Chiara’s Sirota to perform ‘New Works for Viola’ solo recital
calendar icon01 Sep 2014
Lincoln, NE — On Monday, September 22, 2014 at 7:30pm, violist and UNL faculty member Jonah Sirota will perform a recital featuring composer Robert Sirota’s Compendium de Lumine at the University of Nebraska-Lincoln’s Kimball Recital Hall (11th and R Streets). The recital’s program, titled “New Works for Viola,” will also include the world premiere of Rodney Lister’s Complicated Grief and Damon Lee’s Still Untitled for Viola and Digital Tanpura.
Jonah Sirota is a violist of the Chiara String Quartet, now in their tenth year as the Hixson-Lied Artists-in-Residence at the University of Nebraska-Lincoln.
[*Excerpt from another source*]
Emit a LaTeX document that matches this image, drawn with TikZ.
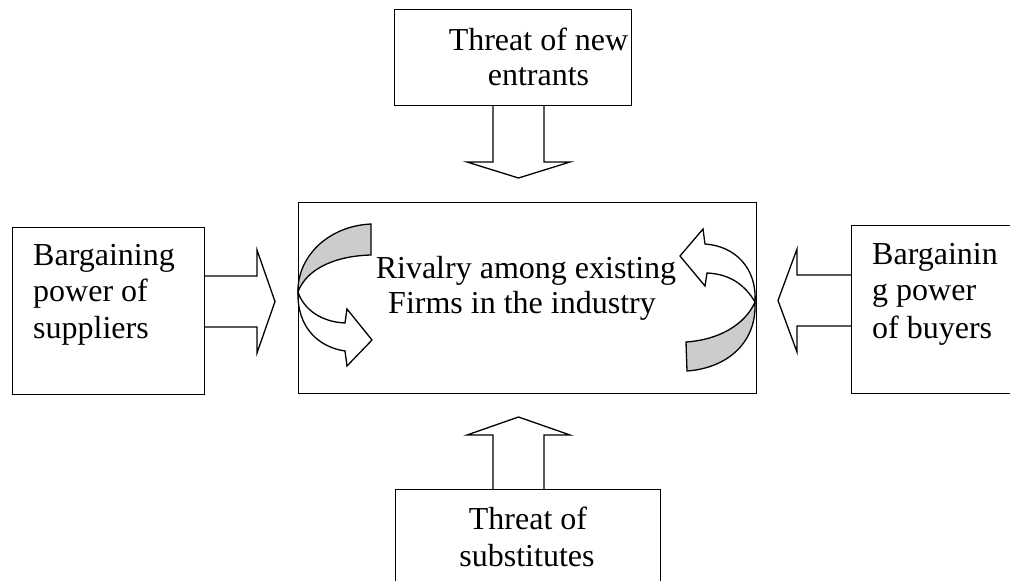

The concert will be the second concert live-streamed online from UNL’s Kimball Recital Hall (music.unl.edu/webcasts), in the school’s new initiative to bring concerts to a worldwide audience. The videos are also available on the Glenn Korff School of Music YouTube channel after the performance date (www.youtube.com/user/UNLSoMusic).
"This program features brand-new works by three composers who are close to me in some way,” Jonah Sirota said. “ As there is a strong tradition of using the dark tone of the viola for melancholic music, I have challenged each to write a piece for solo (unaccompanied) viola that is not an elegy. Each composer has approached this challenge in a totally unique way. I am especially excited to be presenting the world premiere of Rodney Lister's Complicated Grief, alongside performances of Damon Lee's Still Untitled (a work which features the solo viola with a digital Tanpura synthesizer from India), and a work by my father Robert Sirota entitled Compendium de Lumine (which catalogues, in sound, the feel of six different kinds of light). Please join us for an amazing night of discovery!"
Of Compendium de Lumine Robert Sirota explains, “Since both of our children are accomplished violists, I have had the good fortune to be asked by them to write a number of works for that instrument. Compendium de Lumine (2013) is the latest entry in this series. Jonah wanted something that was ‘not elegiac’ – no problem. Since he is truly a master of his instrument, I took this as an opportunity to push the boundaries of my technical expertise, seeking maximum variety of color and expression. The somewhat encyclopedic title posits a cataloguing of various kinds and qualities of light, which the movement titles enumerate: Mane (Morning), Meridies (Noon) Aqua (Water), Luna (Moon), Stellae (Stars), and Sol (Sun).”
About Jonah Sirota
Chiara String Quartet violist Jonah Sirota is known as a soloist and chamber musician of great range and depth. Since making his concerto debut with Alan Gilbert and the Juilliard Pre-College Symphony at the age of 17, he was third prize-winner in the 2006 Naumburg Viola Competition, and won further concerto competitions at both Rice University and at the Juilliard School. A champion of new music, he has commissioned and premiered new viola works from Gabriela Lena Frank, Arthur Joseph McCaffrey, and Alexis Bacon, as well as a concerto by his father, composer Robert Sirota. He is also one-half of the improv and new music duo Mondegreen with organist Kurt Knecht. He has performed at the Marlboro, Norfolk, Yellow Barn, and Aspen music festivals.
Mr. Sirota has studied with Martha Katz, Roberto Diaz, and Samuel Rhodes, among others. He graduated magna cum laude with a Bachelor of Music degree from Rice University, and then received both a Master of Music degree and an Artist Diploma in String Quartet Studies from the Juilliard School. He also studied aesthetic education and audience engagement at Juilliard with master teacher Eric Booth. In addition, he has written a travel blog for the Journal of the American Viola Society.
As a viola professor, Mr. Sirota specializes in highlighting awareness of the body-mind connection as it applies to technique and musicianship. He has used his own successful experiences in fighting performance-related injuries to help students fix injuries, reduce tension in their playing, reduce fear in their approach to performing and career, and become engaging and engaged musicians and artists. Mr. Sirota plays on a copy of a 1755 Testore viola made by Gregg Alf of Ann Arbor, Michigan in 2009.